▶ [Exercise description]
Only the lines from the start of the data below through the line that contains "from bokeh.resources import INLINE" are to be copied, exactly and without pictures.
▼▼▼
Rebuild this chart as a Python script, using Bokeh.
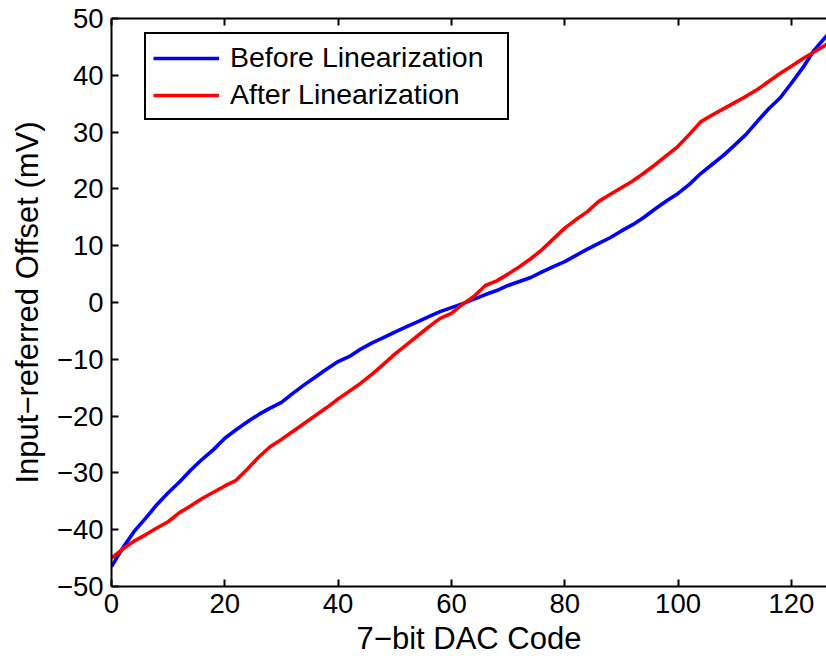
from bokeh.plotting import figure
from bokeh.models import (Range1d, LinearAxis, FixedTicker, Legend, LegendItem,
                          ColumnDataSource)
from bokeh.embed import file_html
from bokeh.resources import INLINE

# DAC codes (every 2nd code plus the last one)
dac_code = [0, 2, 4, 6, 8, 10, 12, 14, 16, 18, 20, 22, 24, 26, 28, 30, 32, 34, 36, 38,
            40, 42, 44, 46, 48, 50, 52, 54, 56, 58, 60, 62, 64, 66, 68, 70, 72, 74, 76, 78,
            80, 82, 84, 86, 88, 90, 92, 94, 96, 98, 100, 102, 104, 106, 108, 110, 112, 114,
            116, 118, 120, 122, 124, 126, 127]

before_lin = [-46.5, -43.2, -40.3, -38.0, -35.6, -33.5, -31.6, -29.5, -27.6, -25.9,
              -23.9, -22.4, -21.0, -19.7, -18.6, -17.6, -16.0, -14.5, -13.1, -11.7,
              -10.4, -9.5, -8.2, -7.1, -6.2, -5.2, -4.3, -3.4, -2.5, -1.6,
              -0.9, -0.2, 0.6, 1.4, 2.1, 3.0, 3.7, 4.4, 5.4, 6.3,
              7.2, 8.3, 9.4, 10.4, 11.4, 12.6, 13.7, 15.0, 16.5, 17.9,
              19.2, 20.8, 22.7, 24.3, 25.9, 27.7, 29.6, 31.9, 34.1, 36.0,
              38.6, 41.3, 44.4, 46.7, 48.0]

after_lin = [-45.0, -43.4, -42.0, -40.9, -39.7, -38.6, -37.0, -35.8, -34.5, -33.4,
             -32.3, -31.3, -29.3, -27.2, -25.4, -24.1, -22.7, -21.3, -19.9, -18.5,
             -17.0, -15.6, -14.2, -12.6, -10.9, -9.1, -7.5, -5.9, -4.3, -2.8,
             -1.9, -0.3, 1.1, 3.0, 3.8, 5.0, 6.3, 7.7, 9.3, 11.2,
             13.1, 14.6, 16.0, 17.8, 19.0, 20.2, 21.4, 22.8, 24.3, 25.9,
             27.5, 29.6, 31.8, 33.0, 34.1, 35.2, 36.3, 37.5, 38.9, 40.3,
             41.6, 42.9, 44.1, 45.3, 46.0]

x_ticks = [0, 20, 40, 60, 80, 100, 120]
x_tick_labels = ["0", "20", "40", "60", "80", "100", "120"]
y_ticks = [-50, -40, -30, -20, -10, 0, 10, 20, 30, 40, 50]
y_tick_labels = ["\u221250", "\u221240", "\u221230", "\u221220", "\u221210", "0",
                 "10", "20", "30", "40", "50"]

series_names = ["Before Linearization", "After Linearization"]
x_label = "7\u2212bit DAC Code"
y_label = "Input\u2212referred Offset (mV)"

FONT = "Liberation Sans"

p = figure(width=826, height=658, output_backend="svg", toolbar_location=None,
           x_range=Range1d(0, 126.2), y_range=Range1d(-50, 50),
           x_axis_location=None, y_axis_location=None,
           min_border_left=111, min_border_right=0, min_border_top=18,
           min_border_bottom=70)
p.outline_line_color = None
p.xgrid.visible = False
p.ygrid.visible = False
p.background_fill_color = "white"
p.border_fill_color = "white"

src = ColumnDataSource(dict(x=dac_code, b=before_lin, a=after_lin))
r_before = p.line("x", "b", source=src, line_color="#0000ff", line_width=3.6)
r_after = p.line("x", "a", source=src, line_color="#ff0000", line_width=3.6)


def style_axis(ax, ticks, labels):
    ax.ticker = FixedTicker(ticks=ticks)
    ax.major_label_overrides = {t: l for t, l in zip(ticks, labels)}
    ax.axis_line_color = "black"
    ax.axis_line_width = 2
    ax.major_tick_line_color = "black"
    ax.major_tick_line_width = 2
    ax.major_tick_in = 7
    ax.major_tick_out = 0
    ax.minor_tick_line_color = None
    ax.major_label_text_font = FONT
    ax.major_label_text_color = "black"
    ax.major_label_text_font_size = "27.5px"


xb = LinearAxis(axis_label=x_label)
style_axis(xb, x_ticks, x_tick_labels)
xb.major_label_standoff = 7
xb.axis_label_text_font = FONT
xb.axis_label_text_font_size = "31px"
xb.axis_label_text_font_style = "normal"
xb.axis_label_text_color = "black"
xb.axis_label_standoff = 5
p.add_layout(xb, "below")

yl = LinearAxis(axis_label=y_label)
style_axis(yl, y_ticks, y_tick_labels)
yl.major_label_standoff = 8
yl.axis_label_text_font = FONT
yl.axis_label_text_font_size = "31px"
yl.axis_label_text_font_style = "normal"
yl.axis_label_text_color = "black"
yl.axis_label_standoff = 9
p.add_layout(yl, "left")

# top frame edge with inward ticks, no labels
xt = LinearAxis()
style_axis(xt, x_ticks, [""] * len(x_ticks))
xt.major_label_standoff = 0
p.add_layout(xt, "above")

legend = Legend(items=[LegendItem(label=series_names[0], renderers=[r_before]),
                       LegendItem(label=series_names[1], renderers=[r_after])],
                location=(33, 466))
legend.label_text_font = FONT
legend.label_text_font_size = "28.5px"
legend.label_text_color = "black"
legend.border_line_color = "black"
legend.border_line_alpha = 1.0
legend.border_line_width = 2
legend.background_fill_color = "white"
legend.background_fill_alpha = 1.0
legend.glyph_width = 66
legend.label_standoff = 11
legend.padding = 7
legend.spacing = 4
legend.label_width = 270
p.add_layout(legend, "center")

open("out.html", "w").write(file_html(p, INLINE))
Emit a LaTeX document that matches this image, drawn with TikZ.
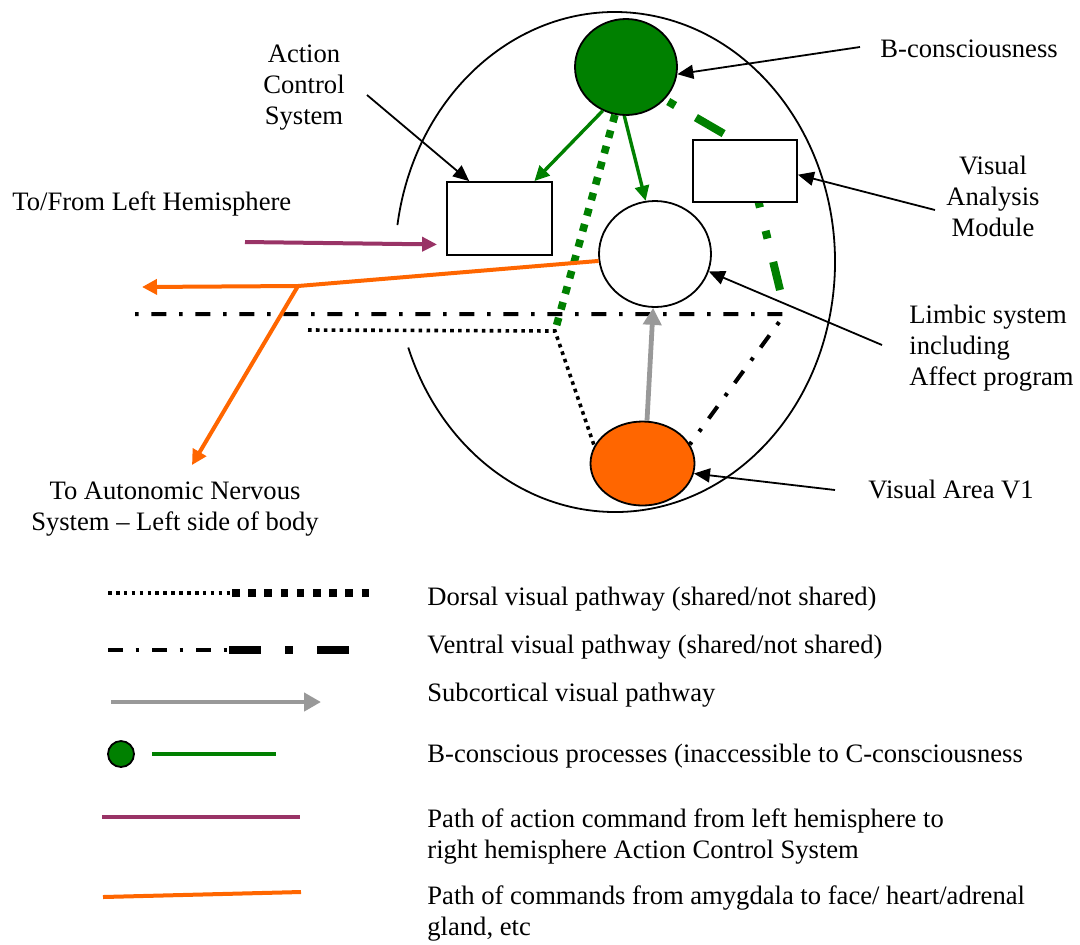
\documentclass[tikz,border=0pt]{standalone}
\usepackage{fontspec}
\setmainfont{Liberation Serif}
\usetikzlibrary{arrows.meta,shapes.geometric,backgrounds}

\definecolor{bgreen}{RGB}{0,128,0}
\definecolor{amber}{RGB}{255,102,0}
\definecolor{plum}{RGB}{153,51,102}
\definecolor{subgray}{RGB}{153,153,153}

\begin{document}
\begin{tikzpicture}[x=0.5pt, y=-0.5pt,
  every node/.style={font=\fontsize{13.3}{15.5}\selectfont, inner sep=0pt},
  outline/.style={draw, line width=0.9pt},
  pointer/.style={line width=0.9pt, -{Triangle[length=8pt,width=7pt]}},
  bproc/.style={bgreen, line width=1.7pt, -{Triangle[length=7.5pt,width=7pt]}},
  subcort/.style={subgray, line width=2.4pt, -{Triangle[length=8.5pt,width=9pt]}},
  amygdala/.style={amber, line width=2pt, -{Triangle[length=7.5pt,width=7.5pt]}},
  lefthemi/.style={plum, line width=2pt, -{Triangle[length=7.5pt,width=7pt]}},
  thindots/.style={line width=1.8pt, dash pattern=on 1.8pt off 2.15pt},
  thickdots/.style={line width=3.8pt, dash pattern=on 3.8pt off 4.3pt},
  thindashdot/.style={line width=2pt, dash pattern=on 7.5pt off 6.3pt on 1.8pt off 6.4pt},
  thickdashdot/.style={line width=4pt, dash pattern=on 16pt off 12pt on 4pt off 12pt}]

\useasboundingbox (0,0) rectangle (1080,944);

\coordinate (head) at (615,262);
\draw [line width=0.9pt] ([shift={(188.5:220 and 250)}]head) arc [start angle=188.5, end angle=520, x radius=220, y radius=250];

\node (bcon) [ellipse, outline, fill=bgreen, minimum width=51pt, minimum height=48pt] at (626,67) {};
\node (acs) [rectangle, outline, fill=white, minimum width=52.5pt, minimum height=36.5pt] at (499.5,218.5) {};
\node (vam) [rectangle, outline, fill=white, minimum width=52pt, minimum height=31pt] at (745,171) {};
\node (limbic) [ellipse, outline, fill=white, minimum width=56pt, minimum height=53pt] at (655,254) {};
\node (vone) [ellipse, outline, fill=amber, minimum width=52pt, minimum height=42pt] at (642.5,463.5) {};

\coordinate (dstart) at (308,330);
\coordinate (dj) at (555,331);
\coordinate (vstart) at (135,314);
\coordinate (vj) at (785,314);
\coordinate (gk) at (745,146);
\coordinate (gend) at (780,290);
\coordinate (oj) at (298,286);
\coordinate (oleft) at (142,287);
\coordinate (odown) at (192,465);
\coordinate (pstart) at (245,242);
\coordinate (acp) at (367,95);
\coordinate (bcp) at (860,47);
\coordinate (vap) at (935,210);
\coordinate (lsp) at (882,345);
\coordinate (v1p) at (835,490);

\begin{pgfonlayer}{background}
\draw [bgreen, thickdashdot, dash phase=26pt] (bcon.320) -- (gk) -- (gend);
\end{pgfonlayer}
\draw [bgreen, thickdots] (bcon.257) -- (dj);
\draw [thindots] (dstart) -- (dj) -- (vone.160);
\draw [thindashdot, dash phase=13.8pt] (vstart) -- (vj) -- (vone.22);
\draw [bproc] (bcon.242) -- (acs.47);
\draw [bproc] (bcon.268) -- (limbic.100);
\draw [subcort] (vone.84) -- (limbic.268);
\draw [amygdala] (limbic.187) -- (oj) -- (oleft);
\draw [amygdala] (oj) -- (odown);
\draw [lefthemi, shorten >=4.5pt] (pstart) -- (acs.206);

\draw [pointer] (acp) -- (acs.129);
\draw [pointer] (bcp) -- (bcon.-8);
\draw [pointer] (vap) -- (vam.-4);
\draw [pointer] (lsp) -- (limbic.-18);
\draw [pointer] (v1p) -- (vone.-11);

\node (acslbl) [align=center, anchor=north] at (304,44) {Action\\Control\\System};
\node (bconlbl) [anchor=base west] at (880,57) {B-consciousness};
\node (vamlbl) [align=center, anchor=north] at (993,156) {Visual\\Analysis\\Module};
\node (hemilbl) [anchor=base west] at (12,210) {To/From Left Hemisphere};
\node (limbiclbl) [align=left, anchor=north west] at (909,305) {Limbic system\\including\\Affect program};
\node (anslbl) [align=center, anchor=north] at (175,481) {To Autonomic Nervous\\System -- Left side of body};
\node (vonelbl) [anchor=base west] at (868,498) {Visual Area V1};

\draw [thindots] (108,593) -- (232,593);
\draw [thickdots] (232,593) -- (369,593);
\draw [thindashdot] (108,650) -- (228,650);
\draw [thickdashdot] (229,650) -- (349,650);
\draw [subcort] (111,702) -- (321,702);
\draw [outline, fill=bgreen] (121,754) circle [radius=13];
\draw [bgreen, line width=1.7pt] (152,754) -- (276,754);
\draw [plum, line width=2pt] (102,817) -- (300,817);
\draw [amber, line width=2pt] (103,897) -- (301,892);

\node (dorsallbl) [anchor=base west] at (427,605) {Dorsal visual pathway (shared/not shared)};
\node (ventrallbl) [anchor=base west] at (427,653) {Ventral visual pathway (shared/not shared)};
\node (subcortlbl) [anchor=base west] at (427,701) {Subcortical visual pathway};
\node (bproclbl) [anchor=base west] at (427,762) {B-conscious processes (inaccessible to C-consciousness};
\node (hemipathlbl) [align=left, anchor=north west] at (427,808) {Path of action command from left hemisphere to\\right hemisphere Action Control System};
\node (amylbl) [align=left, anchor=north west] at (427,885) {Path of commands from amygdala to face/ heart/adrenal\\gland, etc};

\end{tikzpicture}
\end{document}
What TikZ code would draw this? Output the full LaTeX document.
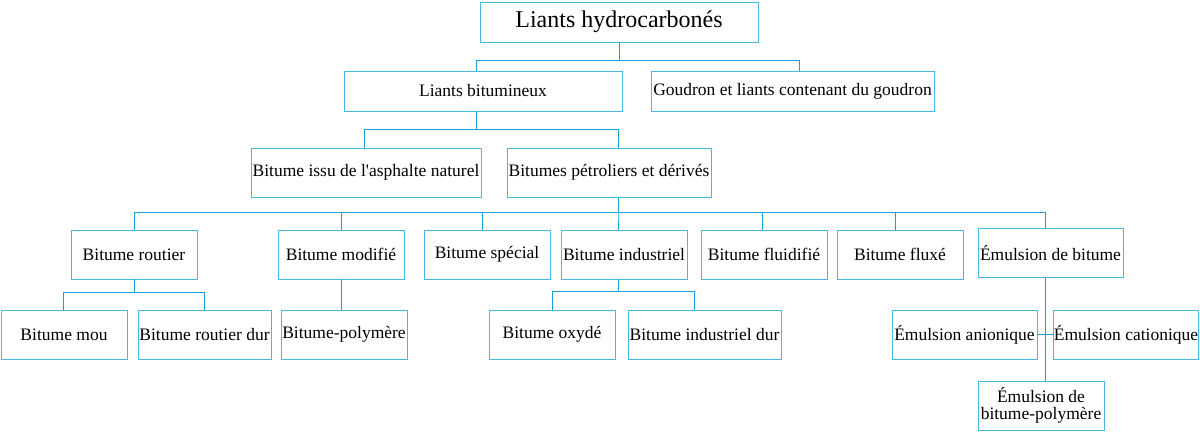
\documentclass[tikz,border=0pt]{standalone}
\usepackage{fontspec}
\setmainfont{Liberation Serif}
\usepackage{xcolor}
\definecolor{boxcol}{RGB}{70,185,228}
\definecolor{linkcol}{RGB}{20,160,215}

\begin{document}
\begin{tikzpicture}[x=1pt,y=-1pt,line cap=rect,
  box/.style={draw=boxcol,line width=1pt,inner sep=0pt,minimum width=126pt,minimum height=49pt,font=\fontsize{17.5}{19}\selectfont},
  link/.style={draw=linkcol,line width=1pt}]
\useasboundingbox (0,0) rectangle (1200,432);
% level 0 and 1
\node[box,minimum width=278pt,minimum height=40pt,font=\fontsize{24}{26}\selectfont] (root) at (619,22) {Liants hydrocarbonés};
\node[box,minimum width=278pt,minimum height=40pt] (lb) at (483,91) {Liants bitumineux};
\node[box,minimum width=283pt,minimum height=40pt] (gd) at (792.5,91) {Goudron et liants contenant du goudron};
% level 2
\node[box,minimum width=230pt] (an) at (366,172.5) {Bitume issu de l\textquotesingle asphalte naturel};
\node[box,minimum width=204pt] (bp) at (609,172.5) {Bitumes pétroliers et dérivés};
% level 3
\node[box] (br) at (134,254.5) {Bitume routier};
\node[box] (bm) at (341,254.5) {Bitume modifié};
\node[box] (bs) at (487,254.5) {Bitume spécial};
\node[box] (bi) at (624,254.5) {Bitume industriel};
\node[box] (bfl) at (764,254.5) {Bitume fluidifié};
\node[box] (bfx) at (900,254.5) {Bitume fluxé};
\node[box,minimum width=145pt] (eb) at (1050.5,253) {Émulsion de bitume};
% level 4
\node[box] (bmo) at (64,334.5) {Bitume mou};
\node[box,minimum width=133pt] (brd) at (204.5,334.5) {Bitume routier dur};
\node[box] (bpo) at (344,334.5) {Bitume-polymère};
\node[box] (box) at (552,334.5) {Bitume oxydé};
\node[box,minimum width=153pt] (bid) at (704.5,334.5) {Bitume industriel dur};
\node[box,minimum width=145pt] (ea) at (964.5,334.5) {Émulsion anionique};
\node[box,minimum width=144pt] (ec) at (1126,334.5) {Émulsion cationique};
\node[box,align=center,font=\fontsize{17.5}{17}\selectfont] (ep) at (1041,405.5) {Émulsion de\\bitume-polymère};
% connectors
\draw[link] (root.south) -- ++(0,18) -| ([xshift=-7pt]lb.north);
\draw[link] (root.south) -- ++(0,18) -| ([xshift=6.5pt]gd.north);
\draw[link] ([xshift=-7pt]lb.south) -- ++(0,18) -| ([xshift=-2pt]an.north);
\draw[link] ([xshift=-7pt]lb.south) -- ++(0,18) -| ([xshift=9pt]bp.north);
\draw[link] ([xshift=9pt]bp.south) -- ++(0,15) -| (br.north);
\draw[link] ([xshift=9pt]bp.south) -- ++(0,15) -| (bm.north);
\draw[link] ([xshift=9pt]bp.south) -- ++(0,15) -| ([xshift=-5pt]bs.north);
\draw[link] ([xshift=9pt]bp.south) -- ++(0,15) -| ([xshift=-6pt]bi.north);
\draw[link] ([xshift=9pt]bp.south) -- ++(0,15) -| ([xshift=-2pt]bfl.north);
\draw[link] ([xshift=9pt]bp.south) -- ++(0,15) -| ([xshift=-5pt]bfx.north);
\draw[link] ([xshift=9pt]bp.south) -- ++(0,15) -| ([xshift=-5.5pt]eb.north);
\draw[link] (br.south) -- ++(0,13) -| ([xshift=-1pt]bmo.north);
\draw[link] (br.south) -- ++(0,13) -| (brd.north);
\draw[link] (bm.south) -- (bm.south |- bpo.north);
\draw[link] ([xshift=-6pt]bi.south) -- ++(0,12) -| (box.north);
\draw[link] ([xshift=-6pt]bi.south) -- ++(0,12) -| ([xshift=-10.5pt]bid.north);
\draw[link] ([xshift=-5.5pt]eb.south) -- ([xshift=-5.5pt]eb.south |- ep.north);
\draw[link] (ea.east) -- (ec.west);
\end{tikzpicture}
\end{document}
▲▲▲
▶ [Result for this exercise]
Rebuild this chart as a Python script, using Bokeh.
from bokeh.plotting import figure
from bokeh.models import (Range1d, LinearAxis, FixedTicker, Legend, LegendItem,
                          ColumnDataSource)
from bokeh.embed import file_html
from bokeh.resources import INLINE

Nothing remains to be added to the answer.